• **Exercise details**:
Reproduce the listing exactly and skip over any pictures.
☆ ☆ ☆ ☆ ☆
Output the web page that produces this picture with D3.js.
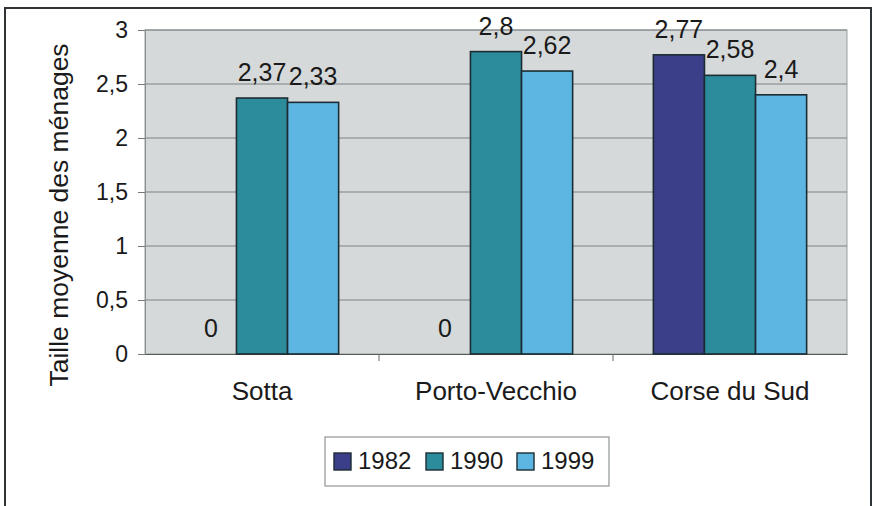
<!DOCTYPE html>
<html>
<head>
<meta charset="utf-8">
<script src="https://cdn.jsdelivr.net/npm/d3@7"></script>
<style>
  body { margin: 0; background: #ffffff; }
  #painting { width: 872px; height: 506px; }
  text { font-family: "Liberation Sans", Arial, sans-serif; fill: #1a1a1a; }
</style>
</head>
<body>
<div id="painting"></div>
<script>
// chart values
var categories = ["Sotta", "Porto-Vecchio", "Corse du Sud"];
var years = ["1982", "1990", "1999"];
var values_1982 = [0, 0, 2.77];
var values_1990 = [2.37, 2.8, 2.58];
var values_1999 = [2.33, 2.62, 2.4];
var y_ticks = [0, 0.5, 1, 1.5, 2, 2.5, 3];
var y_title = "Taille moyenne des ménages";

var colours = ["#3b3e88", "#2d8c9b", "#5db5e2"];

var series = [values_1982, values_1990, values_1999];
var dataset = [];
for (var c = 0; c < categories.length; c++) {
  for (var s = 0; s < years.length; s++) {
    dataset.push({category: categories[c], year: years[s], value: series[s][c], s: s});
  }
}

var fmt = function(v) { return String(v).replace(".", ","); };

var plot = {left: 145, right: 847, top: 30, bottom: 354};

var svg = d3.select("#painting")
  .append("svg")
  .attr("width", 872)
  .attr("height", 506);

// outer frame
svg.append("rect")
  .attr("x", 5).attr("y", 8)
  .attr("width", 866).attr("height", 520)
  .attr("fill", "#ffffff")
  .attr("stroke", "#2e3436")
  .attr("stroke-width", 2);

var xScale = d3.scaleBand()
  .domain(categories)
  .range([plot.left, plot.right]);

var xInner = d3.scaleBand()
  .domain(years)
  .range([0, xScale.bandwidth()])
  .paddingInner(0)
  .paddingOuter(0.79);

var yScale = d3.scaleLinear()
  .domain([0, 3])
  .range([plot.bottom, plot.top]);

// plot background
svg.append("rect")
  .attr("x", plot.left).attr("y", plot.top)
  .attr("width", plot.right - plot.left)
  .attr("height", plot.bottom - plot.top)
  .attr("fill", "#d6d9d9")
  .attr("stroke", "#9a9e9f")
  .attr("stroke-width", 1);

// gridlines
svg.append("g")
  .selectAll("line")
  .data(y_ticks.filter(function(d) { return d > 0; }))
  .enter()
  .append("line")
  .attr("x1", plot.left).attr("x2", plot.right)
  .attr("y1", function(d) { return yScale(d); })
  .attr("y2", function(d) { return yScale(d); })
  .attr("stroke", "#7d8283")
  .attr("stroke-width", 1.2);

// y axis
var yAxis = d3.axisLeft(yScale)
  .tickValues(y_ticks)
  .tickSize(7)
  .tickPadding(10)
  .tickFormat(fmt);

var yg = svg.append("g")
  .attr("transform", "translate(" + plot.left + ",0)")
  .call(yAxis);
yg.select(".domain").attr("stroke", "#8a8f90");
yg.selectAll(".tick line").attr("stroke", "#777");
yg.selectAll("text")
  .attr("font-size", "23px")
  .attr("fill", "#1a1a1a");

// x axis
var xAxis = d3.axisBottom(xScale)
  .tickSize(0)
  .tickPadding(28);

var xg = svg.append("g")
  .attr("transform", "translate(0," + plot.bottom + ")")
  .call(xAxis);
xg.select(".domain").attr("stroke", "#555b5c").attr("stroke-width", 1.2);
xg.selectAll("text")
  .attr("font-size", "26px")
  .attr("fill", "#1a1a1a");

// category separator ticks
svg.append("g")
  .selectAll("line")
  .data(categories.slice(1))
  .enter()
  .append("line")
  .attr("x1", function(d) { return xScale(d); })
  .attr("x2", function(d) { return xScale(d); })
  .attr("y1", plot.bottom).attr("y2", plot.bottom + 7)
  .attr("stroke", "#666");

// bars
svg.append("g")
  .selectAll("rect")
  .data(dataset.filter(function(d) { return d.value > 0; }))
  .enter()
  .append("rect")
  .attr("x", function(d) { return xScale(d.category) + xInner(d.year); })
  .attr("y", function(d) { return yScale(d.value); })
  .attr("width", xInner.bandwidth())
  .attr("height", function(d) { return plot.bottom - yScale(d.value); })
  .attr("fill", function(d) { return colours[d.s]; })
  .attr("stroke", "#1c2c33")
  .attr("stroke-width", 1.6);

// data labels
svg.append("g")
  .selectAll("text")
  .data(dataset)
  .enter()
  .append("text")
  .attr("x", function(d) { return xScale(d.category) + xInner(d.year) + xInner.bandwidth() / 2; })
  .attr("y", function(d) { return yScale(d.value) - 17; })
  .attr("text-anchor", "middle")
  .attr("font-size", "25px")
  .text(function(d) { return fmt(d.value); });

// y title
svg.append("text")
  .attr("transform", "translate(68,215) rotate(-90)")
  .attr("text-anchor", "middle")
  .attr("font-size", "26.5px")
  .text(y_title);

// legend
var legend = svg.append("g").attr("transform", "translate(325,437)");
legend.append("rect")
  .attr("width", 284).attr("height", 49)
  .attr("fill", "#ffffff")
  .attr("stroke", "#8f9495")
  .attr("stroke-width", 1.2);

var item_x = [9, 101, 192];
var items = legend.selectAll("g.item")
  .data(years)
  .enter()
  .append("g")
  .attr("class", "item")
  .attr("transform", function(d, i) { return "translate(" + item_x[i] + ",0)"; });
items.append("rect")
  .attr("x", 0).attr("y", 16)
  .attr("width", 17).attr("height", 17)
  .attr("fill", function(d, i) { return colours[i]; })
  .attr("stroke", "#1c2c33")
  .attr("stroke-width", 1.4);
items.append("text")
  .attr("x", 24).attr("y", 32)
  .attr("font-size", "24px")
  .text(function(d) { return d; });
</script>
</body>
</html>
☆ ☆ ☆ ☆ ☆
• **Task output**:
Output the web page that produces this picture with D3.js.
<!DOCTYPE html>
<html>
<head>
<meta charset="utf-8">
<script src="https://cdn.jsdelivr.net/npm/d3@7"></script>
<style>
  body { margin: 0; background: #ffffff; }
  #painting { width: 872px; height: 506px; }
  text { font-family: "Liberation Sans", Arial, sans-serif; fill: #1a1a1a; }
</style>
</head>
<body>
<div id="painting"></div>
<script>
// chart values
var categories = ["Sotta", "Porto-Vecchio", "Corse du Sud"];
var years = ["1982", "1990", "1999"];
var values_1982 = [0, 0, 2.77];
var values_1990 = [2.37, 2.8, 2.58];
var values_1999 = [2.33, 2.62, 2.4];
var y_ticks = [0, 0.5, 1, 1.5, 2, 2.5, 3];
var y_title = "Taille moyenne des ménages";

var colours = ["#3b3e88", "#2d8c9b", "#5db5e2"];

var series = [values_1982, values_1990, values_1999];
var dataset = [];
for (var c = 0; c < categories.length; c++) {
  for (var s = 0; s < years.length; s++) {
    dataset.push({category: categories[c], year: years[s], value: series[s][c], s: s});
  }
}

var fmt = function(v) { return String(v).replace(".", ","); };

var plot = {left: 145, right: 847, top: 30, bottom: 354};

var svg = d3.select("#painting")
  .append("svg")
  .attr("width", 872)
  .attr("height", 506);

// outer frame
svg.append("rect")
  .attr("x", 5).attr("y", 8)
  .attr("width", 866).attr("height", 520)
  .attr("fill", "#ffffff")
  .attr("stroke", "#2e3436")
  .attr("stroke-width", 2);

var xScale = d3.scaleBand()
  .domain(categories)
  .range([plot.left, plot.right]);

var xInner = d3.scaleBand()
  .domain(years)
  .range([0, xScale.bandwidth()])
  .paddingInner(0)
  .paddingOuter(0.79);

var yScale = d3.scaleLinear()
  .domain([0, 3])
  .range([plot.bottom, plot.top]);

// plot background
svg.append("rect")
  .attr("x", plot.left).attr("y", plot.top)
  .attr("width", plot.right - plot.left)
  .attr("height", plot.bottom - plot.top)
  .attr("fill", "#d6d9d9")
  .attr("stroke", "#9a9e9f")
  .attr("stroke-width", 1);

// gridlines
svg.append("g")
  .selectAll("line")
  .data(y_ticks.filter(function(d) { return d > 0; }))
  .enter()
  .append("line")
  .attr("x1", plot.left).attr("x2", plot.right)
  .attr("y1", function(d) { return yScale(d); })
  .attr("y2", function(d) { return yScale(d); })
  .attr("stroke", "#7d8283")
  .attr("stroke-width", 1.2);

// y axis
var yAxis = d3.axisLeft(yScale)
  .tickValues(y_ticks)
  .tickSize(7)
  .tickPadding(10)
  .tickFormat(fmt);

var yg = svg.append("g")
  .attr("transform", "translate(" + plot.left + ",0)")
  .call(yAxis);
yg.select(".domain").attr("stroke", "#8a8f90");
yg.selectAll(".tick line").attr("stroke", "#777");
yg.selectAll("text")
  .attr("font-size", "23px")
  .attr("fill", "#1a1a1a");

// x axis
var xAxis = d3.axisBottom(xScale)
  .tickSize(0)
  .tickPadding(28);

var xg = svg.append("g")
  .attr("transform", "translate(0," + plot.bottom + ")")
  .call(xAxis);
xg.select(".domain").attr("stroke", "#555b5c").attr("stroke-width", 1.2);
xg.selectAll("text")
  .attr("font-size", "26px")
  .attr("fill", "#1a1a1a");

// category separator ticks
svg.append("g")
  .selectAll("line")
  .data(categories.slice(1))
  .enter()
  .append("line")
  .attr("x1", function(d) { return xScale(d); })
  .attr("x2", function(d) { return xScale(d); })
  .attr("y1", plot.bottom).attr("y2", plot.bottom + 7)
  .attr("stroke", "#666");

// bars
svg.append("g")
  .selectAll("rect")
  .data(dataset.filter(function(d) { return d.value > 0; }))
  .enter()
  .append("rect")
  .attr("x", function(d) { return xScale(d.category) + xInner(d.year); })
  .attr("y", function(d) { return yScale(d.value); })
  .attr("width", xInner.bandwidth())
  .attr("height", function(d) { return plot.bottom - yScale(d.value); })
  .attr("fill", function(d) { return colours[d.s]; })
  .attr("stroke", "#1c2c33")
  .attr("stroke-width", 1.6);

// data labels
svg.append("g")
  .selectAll("text")
  .data(dataset)
  .enter()
  .append("text")
  .attr("x", function(d) { return xScale(d.category) + xInner(d.year) + xInner.bandwidth() / 2; })
  .attr("y", function(d) { return yScale(d.value) - 17; })
  .attr("text-anchor", "middle")
  .attr("font-size", "25px")
  .text(function(d) { return fmt(d.value); });

// y title
svg.append("text")
  .attr("transform", "translate(68,215) rotate(-90)")
  .attr("text-anchor", "middle")
  .attr("font-size", "26.5px")
  .text(y_title);

// legend
var legend = svg.append("g").attr("transform", "translate(325,437)");
legend.append("rect")
  .attr("width", 284).attr("height", 49)
  .attr("fill", "#ffffff")
  .attr("stroke", "#8f9495")
  .attr("stroke-width", 1.2);

var item_x = [9, 101, 192];
var items = legend.selectAll("g.item")
  .data(years)
  .enter()
  .append("g")
  .attr("class", "item")
  .attr("transform", function(d, i) { return "translate(" + item_x[i] + ",0)"; });
items.append("rect")
  .attr("x", 0).attr("y", 16)
  .attr("width", 17).attr("height", 17)
  .attr("fill", function(d, i) { return colours[i]; })
  .attr("stroke", "#1c2c33")
  .attr("stroke-width", 1.4);
items.append("text")
  .attr("x", 24).attr("y", 32)
  .attr("font-size", "24px")
  .text(function(d) { return d; });
</script>
</body>
</html>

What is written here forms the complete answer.